Task to complete: Below are some records. How many of their lines contain the string "this"? Give the number only.

Data supplied:
......

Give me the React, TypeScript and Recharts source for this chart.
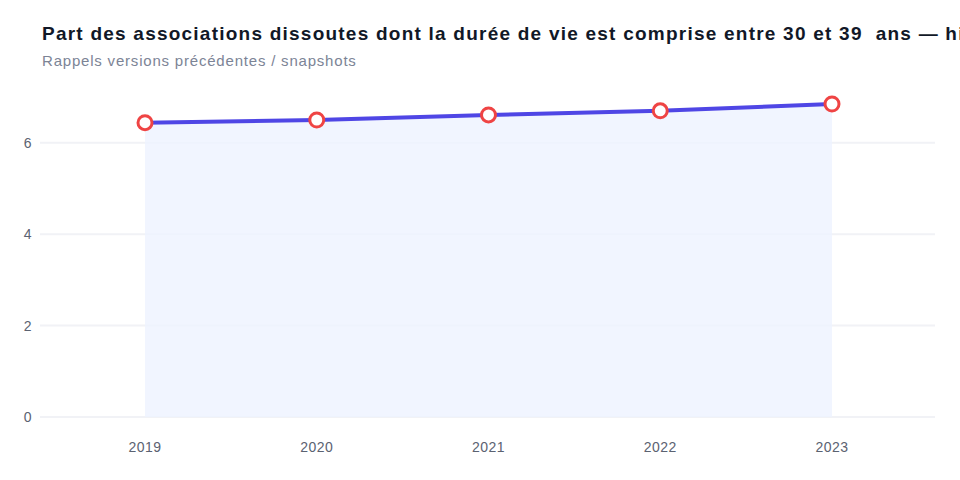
import { ComposedChart, Area, Line, XAxis, YAxis, CartesianGrid } from 'recharts'

const years = ['2019', '2020', '2021', '2022', '2023']
const shares = [6.44, 6.5, 6.61, 6.7, 6.85]
const yTicks = [0, 2, 4, 6]

const data = years.map((year, i) => ({ year, value: shares[i] }))

const font = '"Liberation Sans", Arial, Helvetica, sans-serif'
const tickStyle = { fontSize: 14, fill: '#5b6271', fontFamily: font, letterSpacing: 0.5 }

export default function App() {
  return (
    <div
      style={{
        position: 'absolute',
        left: 0,
        top: 0,
        width: 960,
        height: 480,
        overflow: 'hidden',
        background: '#fff',
        fontFamily: font,
      }}
    >
      <div
        style={{
          position: 'absolute',
          left: 42,
          top: 23,
          fontSize: 19,
          fontWeight: 700,
          color: '#111827',
          whiteSpace: 'pre',
          letterSpacing: 1.23,
        }}
      >
        Part des associations dissoutes dont la durée de vie est comprise entre 30 et 39  ans — historique
      </div>
      <div
        style={{
          position: 'absolute',
          left: 42,
          top: 52,
          fontSize: 15,
          color: '#7c8496',
          whiteSpace: 'pre',
          letterSpacing: 0.8,
        }}
      >
        Rappels versions précédentes / snapshots
      </div>
      <div style={{ position: 'absolute', left: 0, top: 0 }}>
        <ComposedChart
          width={960}
          height={480}
          data={data}
          margin={{ top: 104, right: 25, left: 0, bottom: 33 }}
        >
          <CartesianGrid vertical={false} stroke="#f1f2f6" strokeWidth={2} syncWithTicks />
          <XAxis
            dataKey="year"
            axisLine={false}
            tickLine={false}
            padding={{ left: 105, right: 103 }}
            height={30}
            tick={tickStyle}
            tickMargin={19}
          />
          <YAxis
            width={40}
            domain={[0, 'dataMax']}
            ticks={yTicks}
            axisLine={false}
            tickLine={false}
            tick={tickStyle}
          />
          <Area
            type="linear"
            dataKey="value"
            stroke="none"
            fill="#eef2ff"
            fillOpacity={0.8}
            isAnimationActive={false}
          />
          <Line
            type="linear"
            dataKey="value"
            stroke="#4f46e5"
            strokeWidth={4}
            dot={{ r: 7, fill: '#fff', stroke: '#ef4444', strokeWidth: 3 }}
            activeDot={false}
            isAnimationActive={false}
          />
        </ComposedChart>
      </div>
    </div>
  )
}
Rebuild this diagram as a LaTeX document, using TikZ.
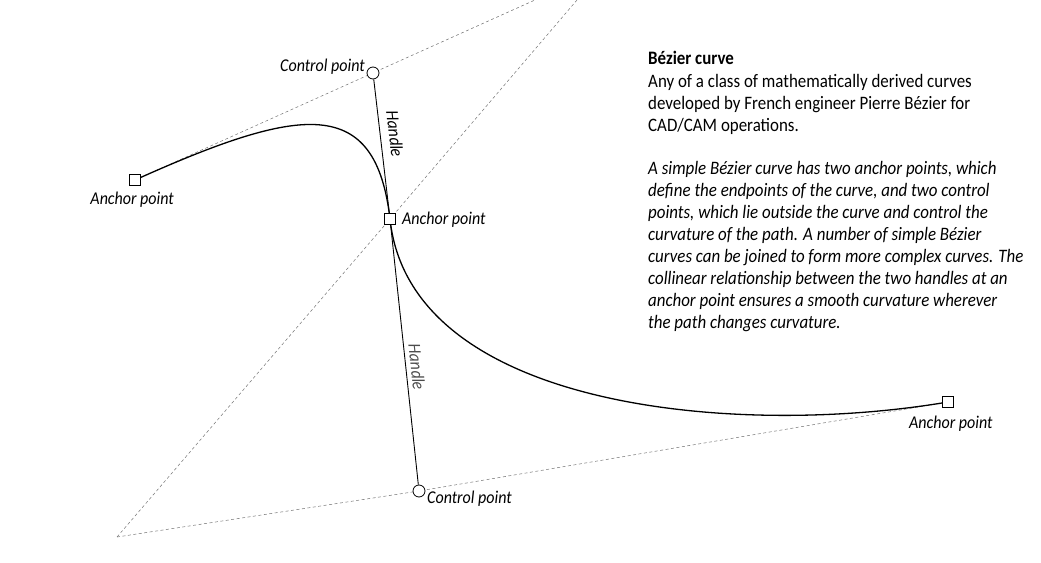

......

The completed task: 2